RECORDS TO PROCESS:

* begin *

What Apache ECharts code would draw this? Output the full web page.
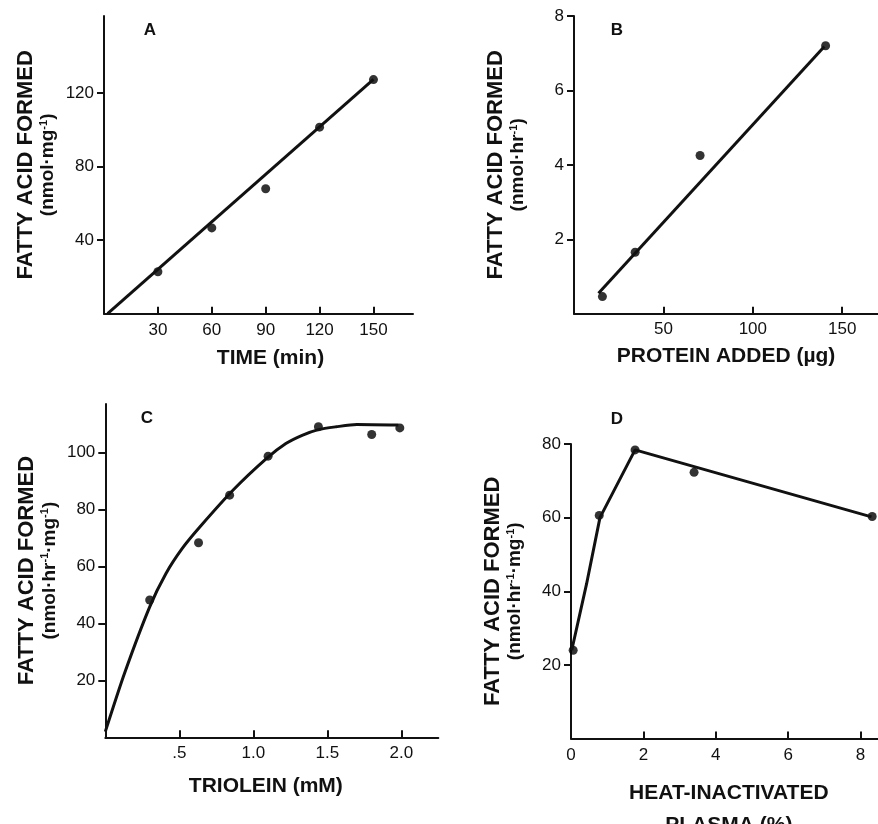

* end *
* begin *

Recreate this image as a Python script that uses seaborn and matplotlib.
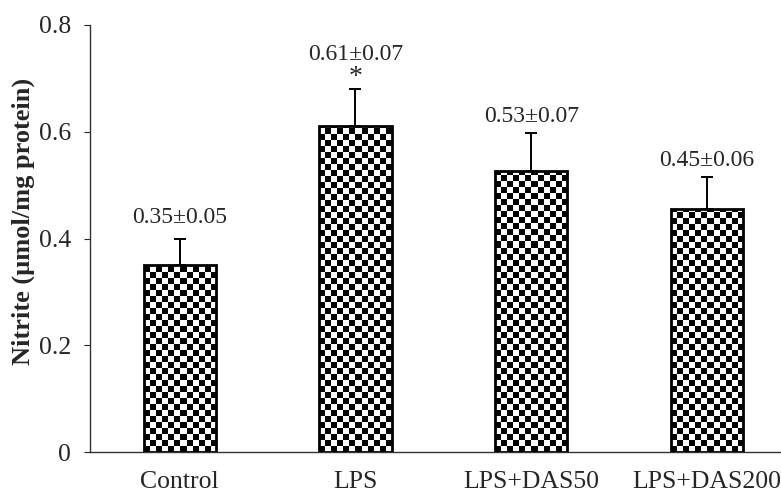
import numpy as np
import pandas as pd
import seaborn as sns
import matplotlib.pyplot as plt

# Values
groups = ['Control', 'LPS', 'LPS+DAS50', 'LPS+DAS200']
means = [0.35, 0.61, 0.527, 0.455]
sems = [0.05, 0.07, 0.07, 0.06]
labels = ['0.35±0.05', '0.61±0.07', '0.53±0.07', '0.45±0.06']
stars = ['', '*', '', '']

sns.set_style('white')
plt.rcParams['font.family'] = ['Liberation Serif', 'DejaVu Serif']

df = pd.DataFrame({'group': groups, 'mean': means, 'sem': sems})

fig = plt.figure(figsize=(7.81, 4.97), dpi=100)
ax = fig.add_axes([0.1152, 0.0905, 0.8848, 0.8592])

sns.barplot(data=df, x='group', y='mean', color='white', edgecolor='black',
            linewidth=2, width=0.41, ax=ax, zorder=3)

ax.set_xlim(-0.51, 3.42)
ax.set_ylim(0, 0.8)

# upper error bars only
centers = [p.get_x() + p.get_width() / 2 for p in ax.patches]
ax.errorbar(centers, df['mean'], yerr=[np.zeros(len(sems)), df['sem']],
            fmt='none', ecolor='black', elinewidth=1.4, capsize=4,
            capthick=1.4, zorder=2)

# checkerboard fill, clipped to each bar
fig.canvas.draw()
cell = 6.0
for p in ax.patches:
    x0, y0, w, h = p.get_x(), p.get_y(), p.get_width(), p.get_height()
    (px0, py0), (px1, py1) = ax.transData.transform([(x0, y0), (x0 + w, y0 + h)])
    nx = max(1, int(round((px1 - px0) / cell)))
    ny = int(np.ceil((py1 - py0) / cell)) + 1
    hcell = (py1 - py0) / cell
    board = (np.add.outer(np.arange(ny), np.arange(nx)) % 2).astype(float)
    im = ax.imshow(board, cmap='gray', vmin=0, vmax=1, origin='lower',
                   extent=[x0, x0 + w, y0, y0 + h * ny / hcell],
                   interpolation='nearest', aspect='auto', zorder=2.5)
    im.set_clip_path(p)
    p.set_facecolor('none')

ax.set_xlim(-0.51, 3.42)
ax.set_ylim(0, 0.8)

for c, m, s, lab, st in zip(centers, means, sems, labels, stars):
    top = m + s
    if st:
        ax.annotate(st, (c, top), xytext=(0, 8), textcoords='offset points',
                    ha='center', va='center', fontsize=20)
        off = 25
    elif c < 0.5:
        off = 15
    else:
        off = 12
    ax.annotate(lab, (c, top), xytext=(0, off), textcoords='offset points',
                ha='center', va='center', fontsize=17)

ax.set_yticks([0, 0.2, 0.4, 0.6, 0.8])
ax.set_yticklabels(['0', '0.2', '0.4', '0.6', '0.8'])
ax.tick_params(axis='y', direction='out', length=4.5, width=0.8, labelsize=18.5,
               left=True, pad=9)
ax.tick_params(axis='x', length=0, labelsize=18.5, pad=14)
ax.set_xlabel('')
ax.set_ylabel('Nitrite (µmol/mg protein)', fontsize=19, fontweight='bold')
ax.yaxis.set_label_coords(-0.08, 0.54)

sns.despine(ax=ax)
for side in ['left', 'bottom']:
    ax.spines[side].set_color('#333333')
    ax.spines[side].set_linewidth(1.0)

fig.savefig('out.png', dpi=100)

* end *

GOAL:
Set down, without pictures, the lines between the line holding "Recreate this image" and the line holding "capthick=1.4, zorder=2)", both inclusive.

WRITTEN SOLUTION:
Recreate this image as a Python script that uses seaborn and matplotlib.
import numpy as np
import pandas as pd
import seaborn as sns
import matplotlib.pyplot as plt

# Values
groups = ['Control', 'LPS', 'LPS+DAS50', 'LPS+DAS200']
means = [0.35, 0.61, 0.527, 0.455]
sems = [0.05, 0.07, 0.07, 0.06]
labels = ['0.35±0.05', '0.61±0.07', '0.53±0.07', '0.45±0.06']
stars = ['', '*', '', '']

sns.set_style('white')
plt.rcParams['font.family'] = ['Liberation Serif', 'DejaVu Serif']

df = pd.DataFrame({'group': groups, 'mean': means, 'sem': sems})

fig = plt.figure(figsize=(7.81, 4.97), dpi=100)
ax = fig.add_axes([0.1152, 0.0905, 0.8848, 0.8592])

sns.barplot(data=df, x='group', y='mean', color='white', edgecolor='black',
            linewidth=2, width=0.41, ax=ax, zorder=3)

ax.set_xlim(-0.51, 3.42)
ax.set_ylim(0, 0.8)

# upper error bars only
centers = [p.get_x() + p.get_width() / 2 for p in ax.patches]
ax.errorbar(centers, df['mean'], yerr=[np.zeros(len(sems)), df['sem']],
            fmt='none', ecolor='black', elinewidth=1.4, capsize=4,
            capthick=1.4, zorder=2)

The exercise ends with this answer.